O'Casey was born in the north inner city area of Dublin. It is commonly assumed that he grew up in the tenement world in which many of his plays are set. In fact, his family belonged to that social class that was known as 'shabby genteel'. His parents were both Protestants from County Wicklow and his father acted as caretaker for the house in which they lived in return for rent-free accommodation.

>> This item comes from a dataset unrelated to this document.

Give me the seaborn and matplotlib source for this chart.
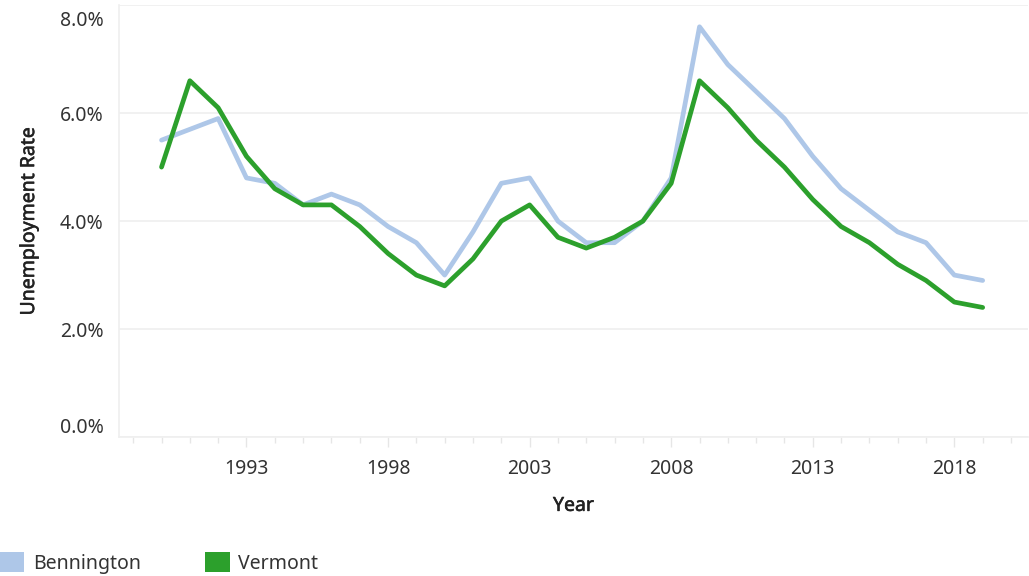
import matplotlib
matplotlib.use("Agg")
import matplotlib.pyplot as plt
import matplotlib.ticker as mticker
import matplotlib.transforms as mtransforms
import matplotlib.patheffects as pe
from matplotlib.patches import Patch
import seaborn as sns
import pandas as pd

years = list(range(1990, 2020))
bennington = [5.5, 5.7, 5.9, 4.8, 4.7, 4.3, 4.5, 4.3, 3.9, 3.6,
              3.0, 3.8, 4.7, 4.8, 4.0, 3.6, 3.6, 4.0, 4.8, 7.6,
              6.9, 6.4, 5.9, 5.2, 4.6, 4.2, 3.8, 3.6, 3.0, 2.9]
vermont = [5.0, 6.6, 6.1, 5.2, 4.6, 4.3, 4.3, 3.9, 3.4, 3.0,
           2.8, 3.3, 4.0, 4.3, 3.7, 3.5, 3.7, 4.0, 4.7, 6.6,
           6.1, 5.5, 5.0, 4.4, 3.9, 3.6, 3.2, 2.9, 2.5, 2.4]
series_names = ["Bennington", "Vermont"]
colors = {"Bennington": "#aec7e8", "Vermont": "#2ca02c"}
major_years = [1993, 1998, 2003, 2008, 2013, 2018]
y_ticks = [0, 2, 4, 6, 8]

df = pd.DataFrame({
    "Year": years * 2,
    "Rate": bennington + vermont,
    "Area": ["Bennington"] * len(years) + ["Vermont"] * len(years),
})

sns.set_theme(style="white")
plt.rcParams["font.family"] = ["Noto Sans", "DejaVu Sans"]

fig = plt.figure(figsize=(10.29, 5.76), dpi=100)
ax = fig.add_axes([0.1157, 0.2413, 0.8833, 0.7497])

sns.lineplot(data=df, x="Year", y="Rate", hue="Area", hue_order=series_names,
             palette=colors, linewidth=3.4, ax=ax, legend=False)

ax.set_xlim(1988.5, 2020.6)
ax.set_ylim(0, 8)
ax.xaxis.set_major_locator(mticker.FixedLocator(major_years))
ax.xaxis.set_minor_locator(mticker.FixedLocator(list(range(1989, 2021))))
ax.yaxis.set_major_locator(mticker.FixedLocator(y_ticks))
ax.yaxis.set_major_formatter(mticker.FuncFormatter(lambda v, p: f"{v:.1f}%"))

ax.grid(axis="y", color="#efefef", linewidth=1.2)
ax.grid(axis="x", visible=False)
for s in ["top", "right"]:
    ax.spines[s].set_visible(False)
for s in ["left", "bottom"]:
    ax.spines[s].set_color("#efefef")
    ax.spines[s].set_linewidth(1.2)

ax.tick_params(axis="x", which="major", length=7, color="#e6e6e6", width=1,
               labelsize=14, labelcolor="#333333", pad=9, bottom=True)
ax.tick_params(axis="x", which="minor", length=4, color="#e6e6e6", width=1, bottom=True)
ax.tick_params(axis="y", which="major", length=0, labelsize=14, labelcolor="#333333", pad=11)

# Tableau-style: shift outermost y labels inward
labels = ax.get_yticklabels()
labels[0].set_transform(labels[0].get_transform() +
                        mtransforms.ScaledTranslation(0, 12 / 100, fig.dpi_scale_trans))
labels[-1].set_transform(labels[-1].get_transform() +
                         mtransforms.ScaledTranslation(0, -13 / 100, fig.dpi_scale_trans))

thick = [pe.withStroke(linewidth=0.4, foreground="#222222")]
ax.set_xlabel("Year", fontsize=14, color="#222222", labelpad=12, path_effects=thick)
ax.set_ylabel("Unemployment Rate", fontsize=14, color="#222222", labelpad=15, path_effects=thick)

handles = [Patch(facecolor=colors[n], edgecolor="none", label=n) for n in series_names]
fig.legend(handles=handles, loc="lower left", bbox_to_anchor=(0.0, 0.004), ncol=2,
           frameon=False, fontsize=14, handlelength=1.25, handleheight=1.25,
           handletextpad=0.45, columnspacing=3.3, borderpad=0, borderaxespad=0,
           labelcolor="#333333")

fig.savefig("out.png", dpi=100)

O'Casey's father died when he was sick and the family lived a peripatetic life thereafter, moving from house to house around north Dublin. As a child, he suffered from poor eyesight, which interfered somewhat with his early education. He left school at the age of fourteen and worked at a variety of jobs, including a nine-year stint as a railwayman. From the early 1890s, Sean and his older brother Archie put on performances of plays by Dion Boucicault and William Shakespeare in the family home. Sean also got a small part in Boucicault's The Shaughraun in the Mechanics' Theatre, which stood on what was to be the site of the Abbey Theatre.

Politics

As his interest in the Irish nationalist cause grew, O'Casey joined the Gaelic League in 1906 and learned the Irish language. He also learned to play the Irish pipes and was a founder and Secretary of the St. Laurence O'Toole Pipe Band. He soon joined the Irish Republican Brotherhood and became involved in the Irish Transport and General Workers Union, which had been established by Jim Larkin to represent the interests of the unskilled labourers who inhabited the Dublin tenements. In 1914, he became General Secretary of Larkin's Irish Citizen Army.

O'Casey and the Abbey

O'Casey's first accepted play, The Shadow of a Gunman was performed on the stage of the Abbey Theatre in 1923. This was the beginning of a relationship that was to be fruitful for both theatre and dramatist, but that ended in some bitterness. The play deals with the impact of revolutionary politics on Dublin's slums and their inhabitants. It was followed by Juno and the Paycock (1924) and The Plough and the Stars (1926), probably O'Casey's two finest plays. Both deal with the impact of the Irish Civil War on the working class poor of the city. The Plough and the Stars, an anti-war play, was misinterpreted by the Abbey audience as being anti-nationalist and resulted in scenes reminiscent of the riots that greeted Synge's The Playboy of the Western World in 1907. The success of these plays enabled O'Casey to give up his job and become a full-time writer.

England

In 1929, W. B. Yeats rejected O'Casey's fourth play, The Silver Tassie for the Abbey. Already upset by the violent reaction to The Plough and the Stars, O'Casey decided to sever all ties with the Abbey and moved to England, where he spent the rest of his life. The plays he wrote after this, including Within the Gates (1934), Purple Dust (1940), and Red Roses for Me (1943), saw a move away from his early style towards a more expressionistic and overtly socialist mode of writing. These plays have never had the same critical or popular success as the early trilogy. In his later years, O'Casey ceased writing for the stage and put all his creative energy into his highly entertaining and interesting six-volume Autobiography.